(Records excerpted from a collection)
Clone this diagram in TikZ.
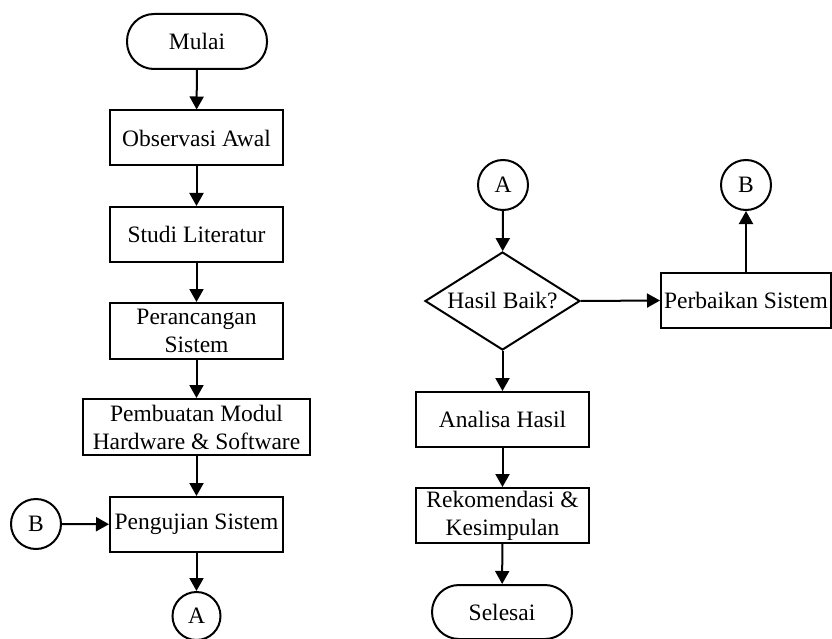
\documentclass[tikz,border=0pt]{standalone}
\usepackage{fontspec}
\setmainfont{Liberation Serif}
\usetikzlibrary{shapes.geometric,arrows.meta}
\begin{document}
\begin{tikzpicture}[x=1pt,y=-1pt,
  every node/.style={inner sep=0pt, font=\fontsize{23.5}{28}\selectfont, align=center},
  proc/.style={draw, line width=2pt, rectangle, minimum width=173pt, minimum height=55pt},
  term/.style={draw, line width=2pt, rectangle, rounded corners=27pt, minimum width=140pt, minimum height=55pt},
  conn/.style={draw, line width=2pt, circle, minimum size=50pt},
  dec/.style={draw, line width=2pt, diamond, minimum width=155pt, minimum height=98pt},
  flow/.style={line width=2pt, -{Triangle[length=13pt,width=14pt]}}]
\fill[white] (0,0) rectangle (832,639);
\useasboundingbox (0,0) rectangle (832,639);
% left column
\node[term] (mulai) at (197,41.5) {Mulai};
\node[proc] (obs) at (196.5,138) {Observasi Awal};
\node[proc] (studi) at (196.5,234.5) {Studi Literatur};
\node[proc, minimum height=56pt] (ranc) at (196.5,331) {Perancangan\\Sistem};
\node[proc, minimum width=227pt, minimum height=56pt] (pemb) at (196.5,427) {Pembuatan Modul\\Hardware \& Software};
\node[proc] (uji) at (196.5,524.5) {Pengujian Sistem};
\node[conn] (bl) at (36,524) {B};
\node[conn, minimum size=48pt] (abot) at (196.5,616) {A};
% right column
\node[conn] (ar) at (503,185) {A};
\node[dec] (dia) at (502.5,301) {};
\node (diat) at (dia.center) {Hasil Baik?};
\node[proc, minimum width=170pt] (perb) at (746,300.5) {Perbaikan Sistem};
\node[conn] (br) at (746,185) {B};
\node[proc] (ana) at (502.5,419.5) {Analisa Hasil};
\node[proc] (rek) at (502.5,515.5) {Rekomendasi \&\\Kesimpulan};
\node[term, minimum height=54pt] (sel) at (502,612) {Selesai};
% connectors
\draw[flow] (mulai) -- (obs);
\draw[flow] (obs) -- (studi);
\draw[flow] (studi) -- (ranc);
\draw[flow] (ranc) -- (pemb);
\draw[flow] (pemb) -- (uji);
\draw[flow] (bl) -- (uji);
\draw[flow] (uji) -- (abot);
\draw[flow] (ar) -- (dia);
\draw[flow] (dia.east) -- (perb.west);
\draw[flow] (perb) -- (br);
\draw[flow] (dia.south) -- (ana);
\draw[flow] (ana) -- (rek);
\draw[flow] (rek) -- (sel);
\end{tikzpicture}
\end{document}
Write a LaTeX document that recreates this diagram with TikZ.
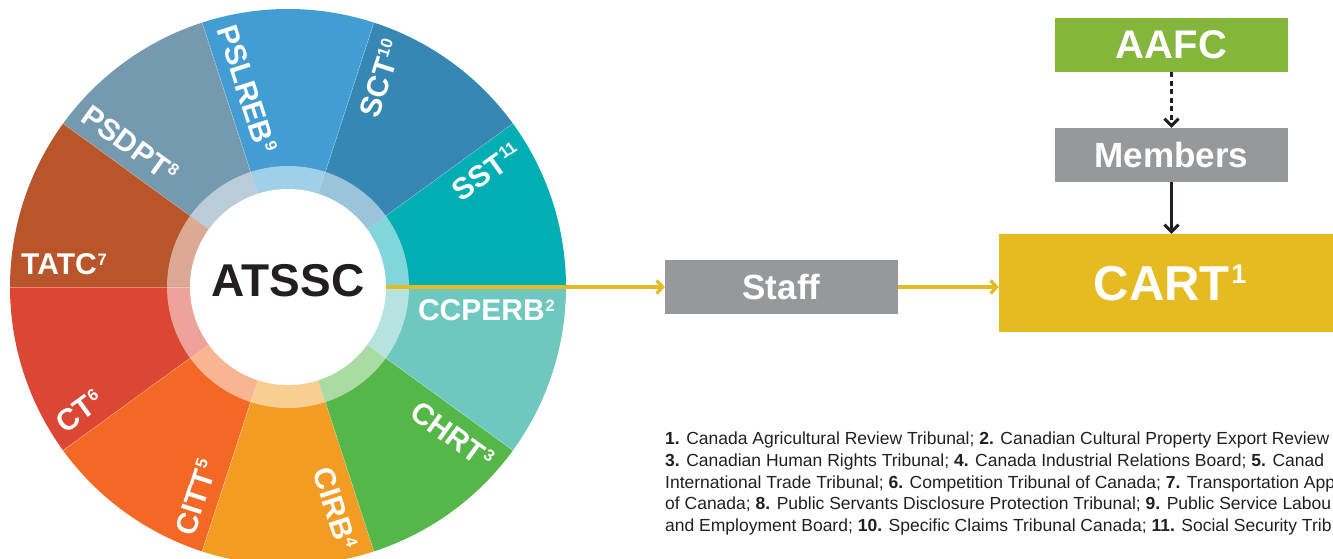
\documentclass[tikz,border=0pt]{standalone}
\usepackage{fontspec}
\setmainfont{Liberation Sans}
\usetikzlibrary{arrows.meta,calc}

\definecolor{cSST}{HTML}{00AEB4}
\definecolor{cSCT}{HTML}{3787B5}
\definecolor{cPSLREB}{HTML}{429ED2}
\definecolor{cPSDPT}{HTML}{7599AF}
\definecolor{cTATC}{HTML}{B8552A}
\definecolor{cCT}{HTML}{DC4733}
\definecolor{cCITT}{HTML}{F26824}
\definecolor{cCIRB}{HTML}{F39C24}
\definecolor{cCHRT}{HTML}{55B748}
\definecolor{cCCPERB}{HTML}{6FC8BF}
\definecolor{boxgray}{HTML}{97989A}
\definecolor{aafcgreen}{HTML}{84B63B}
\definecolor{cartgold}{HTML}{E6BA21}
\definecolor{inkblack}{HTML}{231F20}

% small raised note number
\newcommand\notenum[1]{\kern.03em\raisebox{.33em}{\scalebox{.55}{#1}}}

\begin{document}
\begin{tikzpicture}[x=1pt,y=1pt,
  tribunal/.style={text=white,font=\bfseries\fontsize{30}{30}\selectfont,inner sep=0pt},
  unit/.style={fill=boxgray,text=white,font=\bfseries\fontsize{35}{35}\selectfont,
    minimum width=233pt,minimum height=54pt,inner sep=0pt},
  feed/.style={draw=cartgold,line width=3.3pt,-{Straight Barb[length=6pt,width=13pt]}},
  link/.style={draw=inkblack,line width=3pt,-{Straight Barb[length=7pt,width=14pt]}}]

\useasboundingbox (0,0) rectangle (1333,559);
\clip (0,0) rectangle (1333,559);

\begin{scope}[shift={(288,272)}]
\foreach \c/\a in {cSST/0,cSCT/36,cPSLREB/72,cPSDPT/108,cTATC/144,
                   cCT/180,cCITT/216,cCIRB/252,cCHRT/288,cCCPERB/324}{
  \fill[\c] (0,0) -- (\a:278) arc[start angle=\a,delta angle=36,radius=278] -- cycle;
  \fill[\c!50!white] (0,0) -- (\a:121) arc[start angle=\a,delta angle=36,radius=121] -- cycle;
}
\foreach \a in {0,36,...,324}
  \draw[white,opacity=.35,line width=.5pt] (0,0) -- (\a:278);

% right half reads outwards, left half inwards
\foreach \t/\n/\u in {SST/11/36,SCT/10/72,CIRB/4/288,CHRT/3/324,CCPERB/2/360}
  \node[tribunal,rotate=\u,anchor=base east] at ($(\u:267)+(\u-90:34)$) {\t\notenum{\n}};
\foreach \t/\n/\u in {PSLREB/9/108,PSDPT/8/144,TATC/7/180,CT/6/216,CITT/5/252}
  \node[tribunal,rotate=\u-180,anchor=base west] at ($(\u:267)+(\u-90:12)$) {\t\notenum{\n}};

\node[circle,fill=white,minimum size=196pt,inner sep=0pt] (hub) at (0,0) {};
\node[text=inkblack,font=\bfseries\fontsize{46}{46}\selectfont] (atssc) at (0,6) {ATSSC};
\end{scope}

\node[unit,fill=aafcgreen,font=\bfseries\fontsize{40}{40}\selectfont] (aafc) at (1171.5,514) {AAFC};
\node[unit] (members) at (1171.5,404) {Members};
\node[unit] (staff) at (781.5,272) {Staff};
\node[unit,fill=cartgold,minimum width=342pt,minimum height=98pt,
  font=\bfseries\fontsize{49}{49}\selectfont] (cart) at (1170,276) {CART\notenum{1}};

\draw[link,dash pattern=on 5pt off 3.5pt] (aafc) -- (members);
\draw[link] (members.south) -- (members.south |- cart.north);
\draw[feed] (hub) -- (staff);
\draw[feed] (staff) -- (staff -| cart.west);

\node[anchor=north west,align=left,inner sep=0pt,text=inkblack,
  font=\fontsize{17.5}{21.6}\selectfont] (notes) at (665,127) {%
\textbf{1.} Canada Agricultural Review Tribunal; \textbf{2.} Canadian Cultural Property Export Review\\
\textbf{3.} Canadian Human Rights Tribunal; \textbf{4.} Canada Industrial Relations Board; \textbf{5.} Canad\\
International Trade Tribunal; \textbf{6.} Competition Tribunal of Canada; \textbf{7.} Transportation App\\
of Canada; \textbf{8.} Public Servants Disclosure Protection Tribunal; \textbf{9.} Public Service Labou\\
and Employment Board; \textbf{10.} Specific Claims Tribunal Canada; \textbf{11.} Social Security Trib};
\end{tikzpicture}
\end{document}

PROMPT
Every entry should be returned exactly as written, minus the pictures.

COMPLETE RESPONSE
Clone this diagram in TikZ.
\documentclass[tikz,border=0pt]{standalone}
\usepackage{fontspec}
\setmainfont{Liberation Serif}
\usetikzlibrary{shapes.geometric,arrows.meta}
\begin{document}
\begin{tikzpicture}[x=1pt,y=-1pt,
  every node/.style={inner sep=0pt, font=\fontsize{23.5}{28}\selectfont, align=center},
  proc/.style={draw, line width=2pt, rectangle, minimum width=173pt, minimum height=55pt},
  term/.style={draw, line width=2pt, rectangle, rounded corners=27pt, minimum width=140pt, minimum height=55pt},
  conn/.style={draw, line width=2pt, circle, minimum size=50pt},
  dec/.style={draw, line width=2pt, diamond, minimum width=155pt, minimum height=98pt},
  flow/.style={line width=2pt, -{Triangle[length=13pt,width=14pt]}}]
\fill[white] (0,0) rectangle (832,639);
\useasboundingbox (0,0) rectangle (832,639);
% left column
\node[term] (mulai) at (197,41.5) {Mulai};
\node[proc] (obs) at (196.5,138) {Observasi Awal};
\node[proc] (studi) at (196.5,234.5) {Studi Literatur};
\node[proc, minimum height=56pt] (ranc) at (196.5,331) {Perancangan\\Sistem};
\node[proc, minimum width=227pt, minimum height=56pt] (pemb) at (196.5,427) {Pembuatan Modul\\Hardware \& Software};
\node[proc] (uji) at (196.5,524.5) {Pengujian Sistem};
\node[conn] (bl) at (36,524) {B};
\node[conn, minimum size=48pt] (abot) at (196.5,616) {A};
% right column
\node[conn] (ar) at (503,185) {A};
\node[dec] (dia) at (502.5,301) {};
\node (diat) at (dia.center) {Hasil Baik?};
\node[proc, minimum width=170pt] (perb) at (746,300.5) {Perbaikan Sistem};
\node[conn] (br) at (746,185) {B};
\node[proc] (ana) at (502.5,419.5) {Analisa Hasil};
\node[proc] (rek) at (502.5,515.5) {Rekomendasi \&\\Kesimpulan};
\node[term, minimum height=54pt] (sel) at (502,612) {Selesai};
% connectors
\draw[flow] (mulai) -- (obs);
\draw[flow] (obs) -- (studi);
\draw[flow] (studi) -- (ranc);
\draw[flow] (ranc) -- (pemb);
\draw[flow] (pemb) -- (uji);
\draw[flow] (bl) -- (uji);
\draw[flow] (uji) -- (abot);
\draw[flow] (ar) -- (dia);
\draw[flow] (dia.east) -- (perb.west);
\draw[flow] (perb) -- (br);
\draw[flow] (dia.south) -- (ana);
\draw[flow] (ana) -- (rek);
\draw[flow] (rek) -- (sel);
\end{tikzpicture}
\end{document}
Write a LaTeX document that recreates this diagram with TikZ.
\documentclass[tikz,border=0pt]{standalone}
\usepackage{fontspec}
\setmainfont{Liberation Sans}
\usetikzlibrary{arrows.meta,calc}

\definecolor{cSST}{HTML}{00AEB4}
\definecolor{cSCT}{HTML}{3787B5}
\definecolor{cPSLREB}{HTML}{429ED2}
\definecolor{cPSDPT}{HTML}{7599AF}
\definecolor{cTATC}{HTML}{B8552A}
\definecolor{cCT}{HTML}{DC4733}
\definecolor{cCITT}{HTML}{F26824}
\definecolor{cCIRB}{HTML}{F39C24}
\definecolor{cCHRT}{HTML}{55B748}
\definecolor{cCCPERB}{HTML}{6FC8BF}
\definecolor{boxgray}{HTML}{97989A}
\definecolor{aafcgreen}{HTML}{84B63B}
\definecolor{cartgold}{HTML}{E6BA21}
\definecolor{inkblack}{HTML}{231F20}

% small raised note number
\newcommand\notenum[1]{\kern.03em\raisebox{.33em}{\scalebox{.55}{#1}}}

\begin{document}
\begin{tikzpicture}[x=1pt,y=1pt,
  tribunal/.style={text=white,font=\bfseries\fontsize{30}{30}\selectfont,inner sep=0pt},
  unit/.style={fill=boxgray,text=white,font=\bfseries\fontsize{35}{35}\selectfont,
    minimum width=233pt,minimum height=54pt,inner sep=0pt},
  feed/.style={draw=cartgold,line width=3.3pt,-{Straight Barb[length=6pt,width=13pt]}},
  link/.style={draw=inkblack,line width=3pt,-{Straight Barb[length=7pt,width=14pt]}}]

\useasboundingbox (0,0) rectangle (1333,559);
\clip (0,0) rectangle (1333,559);

\begin{scope}[shift={(288,272)}]
\foreach \c/\a in {cSST/0,cSCT/36,cPSLREB/72,cPSDPT/108,cTATC/144,
                   cCT/180,cCITT/216,cCIRB/252,cCHRT/288,cCCPERB/324}{
  \fill[\c] (0,0) -- (\a:278) arc[start angle=\a,delta angle=36,radius=278] -- cycle;
  \fill[\c!50!white] (0,0) -- (\a:121) arc[start angle=\a,delta angle=36,radius=121] -- cycle;
}
\foreach \a in {0,36,...,324}
  \draw[white,opacity=.35,line width=.5pt] (0,0) -- (\a:278);

% right half reads outwards, left half inwards
\foreach \t/\n/\u in {SST/11/36,SCT/10/72,CIRB/4/288,CHRT/3/324,CCPERB/2/360}
  \node[tribunal,rotate=\u,anchor=base east] at ($(\u:267)+(\u-90:34)$) {\t\notenum{\n}};
\foreach \t/\n/\u in {PSLREB/9/108,PSDPT/8/144,TATC/7/180,CT/6/216,CITT/5/252}
  \node[tribunal,rotate=\u-180,anchor=base west] at ($(\u:267)+(\u-90:12)$) {\t\notenum{\n}};

\node[circle,fill=white,minimum size=196pt,inner sep=0pt] (hub) at (0,0) {};
\node[text=inkblack,font=\bfseries\fontsize{46}{46}\selectfont] (atssc) at (0,6) {ATSSC};
\end{scope}

\node[unit,fill=aafcgreen,font=\bfseries\fontsize{40}{40}\selectfont] (aafc) at (1171.5,514) {AAFC};
\node[unit] (members) at (1171.5,404) {Members};
\node[unit] (staff) at (781.5,272) {Staff};
\node[unit,fill=cartgold,minimum width=342pt,minimum height=98pt,
  font=\bfseries\fontsize{49}{49}\selectfont] (cart) at (1170,276) {CART\notenum{1}};

\draw[link,dash pattern=on 5pt off 3.5pt] (aafc) -- (members);
\draw[link] (members.south) -- (members.south |- cart.north);
\draw[feed] (hub) -- (staff);
\draw[feed] (staff) -- (staff -| cart.west);

\node[anchor=north west,align=left,inner sep=0pt,text=inkblack,
  font=\fontsize{17.5}{21.6}\selectfont] (notes) at (665,127) {%
\textbf{1.} Canada Agricultural Review Tribunal; \textbf{2.} Canadian Cultural Property Export Review\\
\textbf{3.} Canadian Human Rights Tribunal; \textbf{4.} Canada Industrial Relations Board; \textbf{5.} Canad\\
International Trade Tribunal; \textbf{6.} Competition Tribunal of Canada; \textbf{7.} Transportation App\\
of Canada; \textbf{8.} Public Servants Disclosure Protection Tribunal; \textbf{9.} Public Service Labou\\
and Employment Board; \textbf{10.} Specific Claims Tribunal Canada; \textbf{11.} Social Security Trib};
\end{tikzpicture}
\end{document}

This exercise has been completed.